I have come to suspect, with little justification, that she had once been an agent of the CIA. Recruited, plucked out of Harvard or Yale as so many had been in the late sixties. Young men and women who studied hard. Got decent grades, who had been identified by a well-connected professor for some ineluctable qualities of rigor, or academicism, unquestioning patriotism, interiority, intensity, and detachment.

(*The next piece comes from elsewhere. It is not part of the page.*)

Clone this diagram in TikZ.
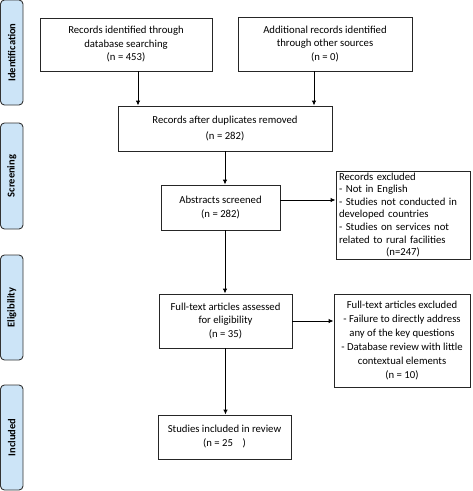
\documentclass[tikz,border=0pt]{standalone}
\usepackage{fontspec}
\setmainfont{Carlito}
\usetikzlibrary{arrows.meta}
\definecolor{barblue}{HTML}{CCE4F7}
\begin{document}
\begin{tikzpicture}[x=1pt,y=-1pt,
  box/.style={draw=black!85,line width=0.9pt,fill=white,inner sep=0pt,align=center,
    font=\fontsize{10.7}{13.5}\selectfont},
  sidebar/.style={draw=black!80,line width=0.9pt,fill=barblue,rounded corners=4pt,
    minimum width=22.5pt,inner sep=0pt},
  sidetext/.style={rotate=90,font=\fontsize{10.5}{12}\selectfont\bfseries},
  arr/.style={line width=0.9pt,-{Latex[length=5pt,width=4.5pt]}}]
\useasboundingbox (0,0) rectangle (473,491);
% side bars
\node[sidebar,minimum height=105pt] (s1) at (11.75,52.5) {};
\node[sidetext] (t1) at (s1.center) {Identification};
\node[sidebar,minimum height=106pt] (s2) at (11.75,176) {};
\node[sidetext] (t2) at (s2.center) {Screening};
\node[sidebar,minimum height=105pt] (s3) at (11.75,307.5) {};
\node[sidetext] (t3) at (s3.center) {Eligibility};
\node[sidebar,minimum height=105pt] (s4) at (11.75,437.5) {};
\node[sidetext] (t4) at (s4.center) {Included};
% boxes
\node[box,minimum width=172pt,minimum height=53pt] (b1) at (126,44.5)
  {Records identified through\\database searching\\(n = 453)};
\node[box,minimum width=174pt,minimum height=54pt] (b2) at (325,44)
  {Additional records identified\\through other sources\\(n = 0)};
\node[box,minimum width=214pt,minimum height=45pt,font=\fontsize{10.7}{16}\selectfont] (b3) at (225,128.5)
  {Records after duplicates removed\\(n = 282)};
\node[box,minimum width=119pt,minimum height=45pt] (b4) at (220.5,207.5)
  {Abstracts screened\\(n = 282)};
\node[box,minimum width=134pt,minimum height=88pt,text width=128pt,align=left,
  font=\fontsize{10.7}{12.6}\selectfont] (b5) at (403,215)
  {\parskip=0pt\raggedright Records excluded\\- Not in English\\- Studies not conducted in\\developed countries\\- Studies on services not\\related to rural facilities\par\centering (n=247)\par};
\node[box,minimum width=133pt,minimum height=54pt] (b6) at (225.5,321)
  {Full-text articles assessed\\for eligibility\\(n = 35)};
\node[box,minimum width=136pt,minimum height=93pt,font=\fontsize{10.7}{14}\selectfont] (b7) at (402,340.5)
  {Full-text articles excluded\\- Failure to directly address\\any of the key questions\\- Database review with little\\contextual elements\\(n = 10)};
\node[box,minimum width=133pt,minimum height=44pt,font=\fontsize{10.7}{14}\selectfont] (b8) at (224.5,437)
  {Studies included in review\\(n = 25\ \ \ \ )};
% connectors
\draw[arr] ([xshift=12pt]b1.south) -- ([xshift=12pt]b1.south |- b3.north);
\draw[arr] ([xshift=-11pt]b2.south) -- ([xshift=-11pt]b2.south |- b3.north);
\draw[arr] (b3.south) -- (b3.south |- b4.north);
\draw[arr] ([yshift=7.5pt]b4.east) -- ([yshift=7.5pt]b4.east -| b5.west);
\draw[arr] (b3.south |- b4.south) -- (b3.south |- b6.north);
\draw[arr] (b6.east) -- (b6.east -| b7.west);
\draw[arr] (b6.south) -- (b6.south |- b8.north);
\end{tikzpicture}
\end{document}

Had she ever poisoned someone, plotted the overthrow of a dictator or a communist leader? Could she snap a person’s neck with her bare hands?  Had she used code and encrypted messaging devices? Kept a cyanide tablet in her purse? Taken a lover in Paraguay? A woman who tried to turn her and whom she had in turn tried to recruit as an asset. A woman who was married to the defense minister who was plotting a military takeover of the government. Sex and spycraft seem inseparable.

From whence comes my suspicion?

There were the years she worked for the USAID. A mid-level position. Moving from place to place. Leaving my brother at home. The two children. A year in Paraguay. Another in Eritrea. Disbursing funds for development. Moving easily between Embassy offices and home government agencies, banks, NGOs, learning only enough of the language to seem harmless and friendly. Monitoring the Russians and the Chinese. And then the year in Nigeria. Years in which the USAID and the CIA were joined at the hip. How could she not have been involved? Could not have known what she was associated with? Was she merely an unknowing pawn doing good work for a bad, if not immoral, arm of the state?

We’re having dinner with her tonight. We have not seen them, Fanny and my brother, for over two years. They’ve been living in Miami. COVID restrictions and our own calculus of infection risk has kept us at home. Before that, we hadn’t the money.

We’ve all been vaccinated.

I expect that I will open our door and she will smile, standing a shade behind my brother, and I will smile back. Her smile is complicated. As if she is simultaneously smiling and thinking quickly of something to say to me. Something witty and provocative and to which she knows I will respond equally quickly and wittily. This is how we have come talk with one another. An argot that lends itself to friendly, diversionary, insubstantial, communication. A measure of casual, risk-averse, comradery.

My brother will hand me a bottle of wine, perhaps a pleasant, slightly sweet, rosé from a small vineyard outside of Rome, NY, which we will open and share, with a mild cheddar and a basket of triscuits and wheat thins.

Looking at Fanny, then, taking her coat, I may begin to question my motivation, likely driven by my repressed jealousy and prurience, in having placed on the living room coffee table, along with the wine glasses, a used paperback copy of The Red Sparrow.